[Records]
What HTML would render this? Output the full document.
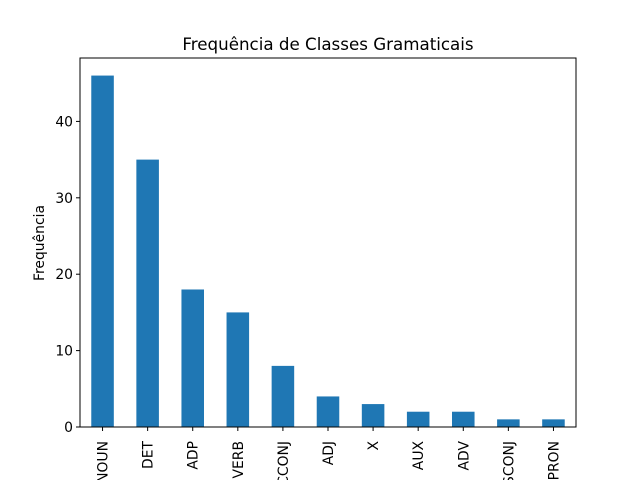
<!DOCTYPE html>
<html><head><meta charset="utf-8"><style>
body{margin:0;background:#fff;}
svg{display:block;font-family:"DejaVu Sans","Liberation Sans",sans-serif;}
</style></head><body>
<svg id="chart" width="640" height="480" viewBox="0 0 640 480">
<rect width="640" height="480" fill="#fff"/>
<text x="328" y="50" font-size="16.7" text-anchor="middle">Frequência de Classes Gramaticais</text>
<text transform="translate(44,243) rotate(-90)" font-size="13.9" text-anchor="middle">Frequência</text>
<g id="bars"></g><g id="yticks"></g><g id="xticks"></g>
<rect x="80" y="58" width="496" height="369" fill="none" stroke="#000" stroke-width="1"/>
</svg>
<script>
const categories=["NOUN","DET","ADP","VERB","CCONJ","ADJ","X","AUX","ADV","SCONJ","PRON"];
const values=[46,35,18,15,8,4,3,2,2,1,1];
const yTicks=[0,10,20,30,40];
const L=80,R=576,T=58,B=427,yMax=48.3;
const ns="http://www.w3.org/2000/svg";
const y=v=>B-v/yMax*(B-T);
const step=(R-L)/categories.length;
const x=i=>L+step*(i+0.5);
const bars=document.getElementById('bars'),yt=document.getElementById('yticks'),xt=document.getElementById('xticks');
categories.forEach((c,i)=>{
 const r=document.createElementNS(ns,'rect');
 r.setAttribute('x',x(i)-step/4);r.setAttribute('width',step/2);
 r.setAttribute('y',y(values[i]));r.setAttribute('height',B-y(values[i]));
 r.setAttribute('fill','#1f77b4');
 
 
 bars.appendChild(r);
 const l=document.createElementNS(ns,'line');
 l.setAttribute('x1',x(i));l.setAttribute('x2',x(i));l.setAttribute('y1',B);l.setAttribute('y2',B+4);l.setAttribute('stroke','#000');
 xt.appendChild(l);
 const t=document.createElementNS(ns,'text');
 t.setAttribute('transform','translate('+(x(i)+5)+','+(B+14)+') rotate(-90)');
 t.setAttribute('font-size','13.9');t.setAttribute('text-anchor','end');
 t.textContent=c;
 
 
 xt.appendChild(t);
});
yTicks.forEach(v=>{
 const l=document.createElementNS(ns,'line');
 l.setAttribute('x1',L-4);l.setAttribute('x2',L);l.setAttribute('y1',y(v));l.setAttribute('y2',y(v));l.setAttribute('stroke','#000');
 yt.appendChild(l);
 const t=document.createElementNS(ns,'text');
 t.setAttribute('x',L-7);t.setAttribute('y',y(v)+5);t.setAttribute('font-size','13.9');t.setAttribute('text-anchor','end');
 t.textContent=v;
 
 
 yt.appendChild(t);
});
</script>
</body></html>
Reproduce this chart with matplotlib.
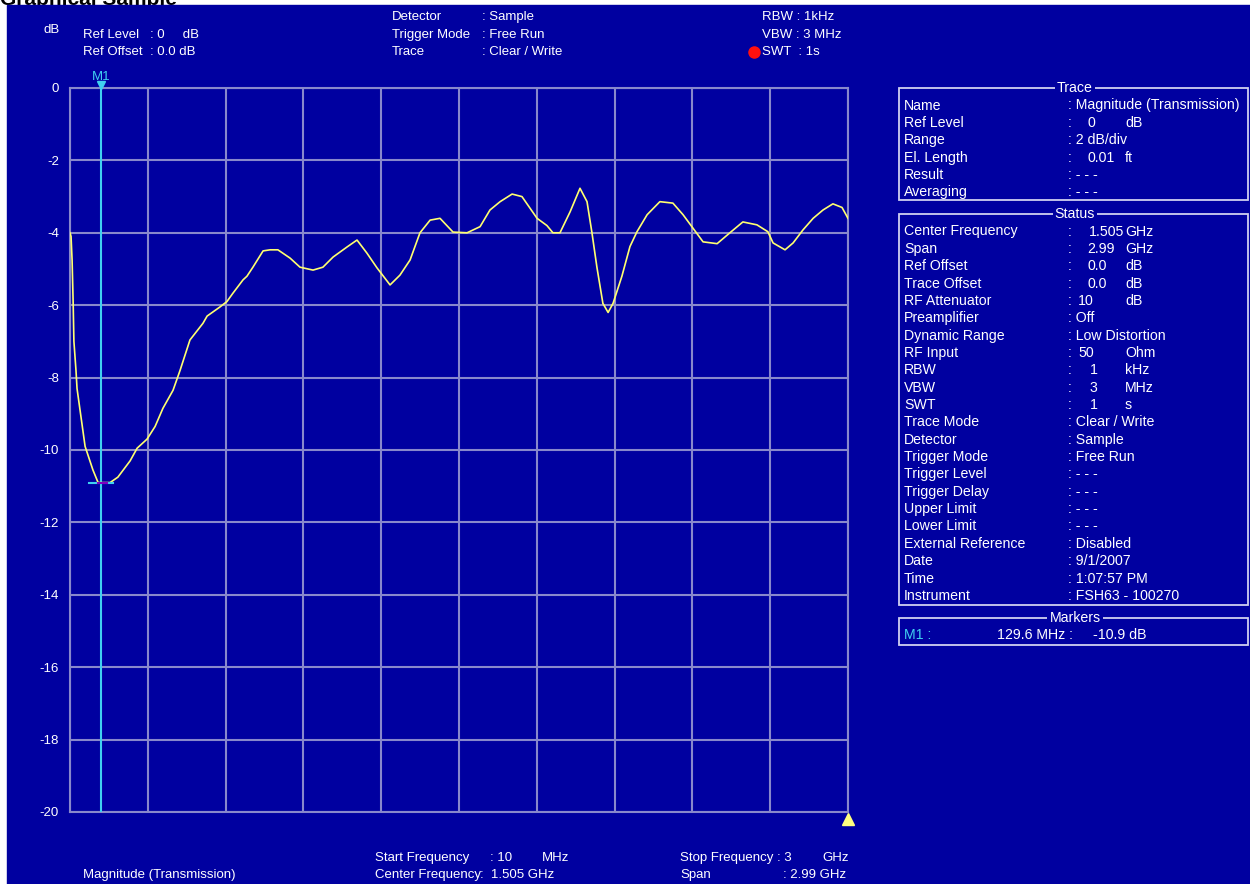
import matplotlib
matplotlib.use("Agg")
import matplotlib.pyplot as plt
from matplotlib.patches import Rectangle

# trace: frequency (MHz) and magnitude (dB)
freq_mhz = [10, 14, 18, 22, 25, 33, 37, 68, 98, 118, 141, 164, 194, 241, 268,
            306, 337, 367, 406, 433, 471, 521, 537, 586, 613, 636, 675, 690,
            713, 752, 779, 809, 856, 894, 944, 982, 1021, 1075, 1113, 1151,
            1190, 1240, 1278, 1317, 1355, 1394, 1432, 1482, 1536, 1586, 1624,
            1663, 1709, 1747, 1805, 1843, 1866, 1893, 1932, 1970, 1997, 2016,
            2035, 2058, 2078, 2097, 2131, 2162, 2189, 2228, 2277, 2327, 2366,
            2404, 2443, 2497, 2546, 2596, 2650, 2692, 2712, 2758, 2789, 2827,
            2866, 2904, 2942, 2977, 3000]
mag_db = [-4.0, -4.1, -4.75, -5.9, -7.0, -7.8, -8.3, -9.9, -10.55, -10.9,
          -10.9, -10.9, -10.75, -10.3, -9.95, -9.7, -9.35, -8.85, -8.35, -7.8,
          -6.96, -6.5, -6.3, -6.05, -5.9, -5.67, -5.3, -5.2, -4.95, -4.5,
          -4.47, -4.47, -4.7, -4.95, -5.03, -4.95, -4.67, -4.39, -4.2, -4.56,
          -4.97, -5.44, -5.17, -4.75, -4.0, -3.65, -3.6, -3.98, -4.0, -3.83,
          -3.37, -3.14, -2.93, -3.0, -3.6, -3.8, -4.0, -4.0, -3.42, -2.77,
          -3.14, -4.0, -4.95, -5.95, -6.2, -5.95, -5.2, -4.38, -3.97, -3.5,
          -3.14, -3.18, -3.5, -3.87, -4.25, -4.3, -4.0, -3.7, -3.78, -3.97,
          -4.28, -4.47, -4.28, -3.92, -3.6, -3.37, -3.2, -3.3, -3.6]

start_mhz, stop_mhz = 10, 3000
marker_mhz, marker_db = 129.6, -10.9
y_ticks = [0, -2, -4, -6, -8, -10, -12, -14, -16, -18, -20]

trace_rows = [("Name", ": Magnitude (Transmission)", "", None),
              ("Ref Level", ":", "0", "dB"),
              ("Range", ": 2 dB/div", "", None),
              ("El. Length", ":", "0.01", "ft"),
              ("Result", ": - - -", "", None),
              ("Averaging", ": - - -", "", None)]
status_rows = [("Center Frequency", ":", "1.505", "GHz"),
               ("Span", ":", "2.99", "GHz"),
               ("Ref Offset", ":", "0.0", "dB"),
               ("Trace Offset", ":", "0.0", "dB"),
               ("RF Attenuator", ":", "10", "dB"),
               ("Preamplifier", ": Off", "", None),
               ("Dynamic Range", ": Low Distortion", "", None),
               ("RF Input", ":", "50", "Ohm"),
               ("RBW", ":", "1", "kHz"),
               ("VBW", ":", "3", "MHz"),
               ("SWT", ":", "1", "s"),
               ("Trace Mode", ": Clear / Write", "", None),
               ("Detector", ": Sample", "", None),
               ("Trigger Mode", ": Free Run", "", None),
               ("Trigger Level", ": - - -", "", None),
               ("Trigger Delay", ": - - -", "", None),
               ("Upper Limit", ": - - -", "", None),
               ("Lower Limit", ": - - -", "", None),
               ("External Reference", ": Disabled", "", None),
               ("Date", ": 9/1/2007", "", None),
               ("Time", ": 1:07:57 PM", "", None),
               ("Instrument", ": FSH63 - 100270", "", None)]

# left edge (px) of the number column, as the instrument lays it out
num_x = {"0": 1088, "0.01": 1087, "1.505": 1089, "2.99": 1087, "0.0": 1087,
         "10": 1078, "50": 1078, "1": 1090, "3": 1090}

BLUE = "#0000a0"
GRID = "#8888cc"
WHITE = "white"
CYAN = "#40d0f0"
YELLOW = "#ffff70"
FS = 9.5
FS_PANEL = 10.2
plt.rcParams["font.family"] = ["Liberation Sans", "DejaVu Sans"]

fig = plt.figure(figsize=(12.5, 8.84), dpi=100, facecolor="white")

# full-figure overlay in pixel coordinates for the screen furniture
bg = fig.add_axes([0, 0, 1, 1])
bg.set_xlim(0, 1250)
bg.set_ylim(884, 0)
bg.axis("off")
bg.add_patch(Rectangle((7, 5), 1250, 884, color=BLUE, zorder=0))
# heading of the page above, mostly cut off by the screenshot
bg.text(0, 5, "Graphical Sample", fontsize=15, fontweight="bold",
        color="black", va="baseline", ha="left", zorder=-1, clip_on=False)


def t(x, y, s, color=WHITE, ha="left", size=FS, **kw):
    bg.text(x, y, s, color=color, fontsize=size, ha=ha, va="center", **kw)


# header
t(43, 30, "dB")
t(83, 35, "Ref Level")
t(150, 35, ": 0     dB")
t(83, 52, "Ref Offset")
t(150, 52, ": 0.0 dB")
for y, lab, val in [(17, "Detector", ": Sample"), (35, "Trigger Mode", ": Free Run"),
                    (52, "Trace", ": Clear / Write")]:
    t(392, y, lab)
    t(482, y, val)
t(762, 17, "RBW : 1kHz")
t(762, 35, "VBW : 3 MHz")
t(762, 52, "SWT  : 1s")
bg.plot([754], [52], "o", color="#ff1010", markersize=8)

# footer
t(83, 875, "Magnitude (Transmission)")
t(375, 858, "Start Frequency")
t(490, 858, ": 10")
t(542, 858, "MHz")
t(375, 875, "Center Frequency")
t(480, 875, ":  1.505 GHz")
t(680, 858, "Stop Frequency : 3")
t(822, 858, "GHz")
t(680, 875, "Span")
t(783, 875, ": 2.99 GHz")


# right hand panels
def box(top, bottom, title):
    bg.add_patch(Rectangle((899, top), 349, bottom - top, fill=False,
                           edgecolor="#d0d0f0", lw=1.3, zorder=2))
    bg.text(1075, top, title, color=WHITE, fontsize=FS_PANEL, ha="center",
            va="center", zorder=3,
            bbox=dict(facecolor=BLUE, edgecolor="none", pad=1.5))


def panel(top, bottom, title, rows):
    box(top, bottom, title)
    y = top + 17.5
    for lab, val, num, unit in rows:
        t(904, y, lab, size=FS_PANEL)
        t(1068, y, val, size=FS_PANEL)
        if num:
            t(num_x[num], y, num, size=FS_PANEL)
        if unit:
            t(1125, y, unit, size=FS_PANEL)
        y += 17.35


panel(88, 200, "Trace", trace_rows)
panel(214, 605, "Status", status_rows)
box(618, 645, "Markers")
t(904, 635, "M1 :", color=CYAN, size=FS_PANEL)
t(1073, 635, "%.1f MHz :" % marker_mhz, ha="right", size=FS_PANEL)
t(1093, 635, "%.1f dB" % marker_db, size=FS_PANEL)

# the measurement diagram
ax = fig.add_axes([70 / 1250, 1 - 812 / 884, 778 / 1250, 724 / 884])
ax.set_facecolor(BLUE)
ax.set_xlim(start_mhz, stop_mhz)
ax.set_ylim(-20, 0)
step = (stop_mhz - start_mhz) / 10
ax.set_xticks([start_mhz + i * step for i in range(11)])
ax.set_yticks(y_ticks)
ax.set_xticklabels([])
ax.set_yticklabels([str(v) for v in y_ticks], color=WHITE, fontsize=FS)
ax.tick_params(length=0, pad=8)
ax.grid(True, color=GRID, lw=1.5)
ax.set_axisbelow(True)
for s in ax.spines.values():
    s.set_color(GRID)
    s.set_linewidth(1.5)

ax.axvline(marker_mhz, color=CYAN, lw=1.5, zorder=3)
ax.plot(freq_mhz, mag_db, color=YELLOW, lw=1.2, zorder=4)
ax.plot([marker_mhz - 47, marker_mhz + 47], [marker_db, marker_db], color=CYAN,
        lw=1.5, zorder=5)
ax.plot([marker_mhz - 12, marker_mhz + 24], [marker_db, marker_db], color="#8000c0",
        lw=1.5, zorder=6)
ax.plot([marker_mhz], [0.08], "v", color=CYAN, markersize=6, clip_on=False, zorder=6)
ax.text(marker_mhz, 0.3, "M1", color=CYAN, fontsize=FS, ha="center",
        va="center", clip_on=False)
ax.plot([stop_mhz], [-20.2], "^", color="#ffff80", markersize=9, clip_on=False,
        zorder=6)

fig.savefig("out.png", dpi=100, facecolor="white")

* [TASK INSTRUCTIONS]: Leave the pictures out and repeat exactly the lines from the beginning of the records to the line bearing "</body></html>", both ends counted.

* [OUTPUT]:
What HTML would render this? Output the full document.
<!DOCTYPE html>
<html><head><meta charset="utf-8"><style>
body{margin:0;background:#fff;}
svg{display:block;font-family:"DejaVu Sans","Liberation Sans",sans-serif;}
</style></head><body>
<svg id="chart" width="640" height="480" viewBox="0 0 640 480">
<rect width="640" height="480" fill="#fff"/>
<text x="328" y="50" font-size="16.7" text-anchor="middle">Frequência de Classes Gramaticais</text>
<text transform="translate(44,243) rotate(-90)" font-size="13.9" text-anchor="middle">Frequência</text>
<g id="bars"></g><g id="yticks"></g><g id="xticks"></g>
<rect x="80" y="58" width="496" height="369" fill="none" stroke="#000" stroke-width="1"/>
</svg>
<script>
const categories=["NOUN","DET","ADP","VERB","CCONJ","ADJ","X","AUX","ADV","SCONJ","PRON"];
const values=[46,35,18,15,8,4,3,2,2,1,1];
const yTicks=[0,10,20,30,40];
const L=80,R=576,T=58,B=427,yMax=48.3;
const ns="http://www.w3.org/2000/svg";
const y=v=>B-v/yMax*(B-T);
const step=(R-L)/categories.length;
const x=i=>L+step*(i+0.5);
const bars=document.getElementById('bars'),yt=document.getElementById('yticks'),xt=document.getElementById('xticks');
categories.forEach((c,i)=>{
 const r=document.createElementNS(ns,'rect');
 r.setAttribute('x',x(i)-step/4);r.setAttribute('width',step/2);
 r.setAttribute('y',y(values[i]));r.setAttribute('height',B-y(values[i]));
 r.setAttribute('fill','#1f77b4');
 
 
 bars.appendChild(r);
 const l=document.createElementNS(ns,'line');
 l.setAttribute('x1',x(i));l.setAttribute('x2',x(i));l.setAttribute('y1',B);l.setAttribute('y2',B+4);l.setAttribute('stroke','#000');
 xt.appendChild(l);
 const t=document.createElementNS(ns,'text');
 t.setAttribute('transform','translate('+(x(i)+5)+','+(B+14)+') rotate(-90)');
 t.setAttribute('font-size','13.9');t.setAttribute('text-anchor','end');
 t.textContent=c;
 
 
 xt.appendChild(t);
});
yTicks.forEach(v=>{
 const l=document.createElementNS(ns,'line');
 l.setAttribute('x1',L-4);l.setAttribute('x2',L);l.setAttribute('y1',y(v));l.setAttribute('y2',y(v));l.setAttribute('stroke','#000');
 yt.appendChild(l);
 const t=document.createElementNS(ns,'text');
 t.setAttribute('x',L-7);t.setAttribute('y',y(v)+5);t.setAttribute('font-size','13.9');t.setAttribute('text-anchor','end');
 t.textContent=v;
 
 
 yt.appendChild(t);
});
</script>
</body></html>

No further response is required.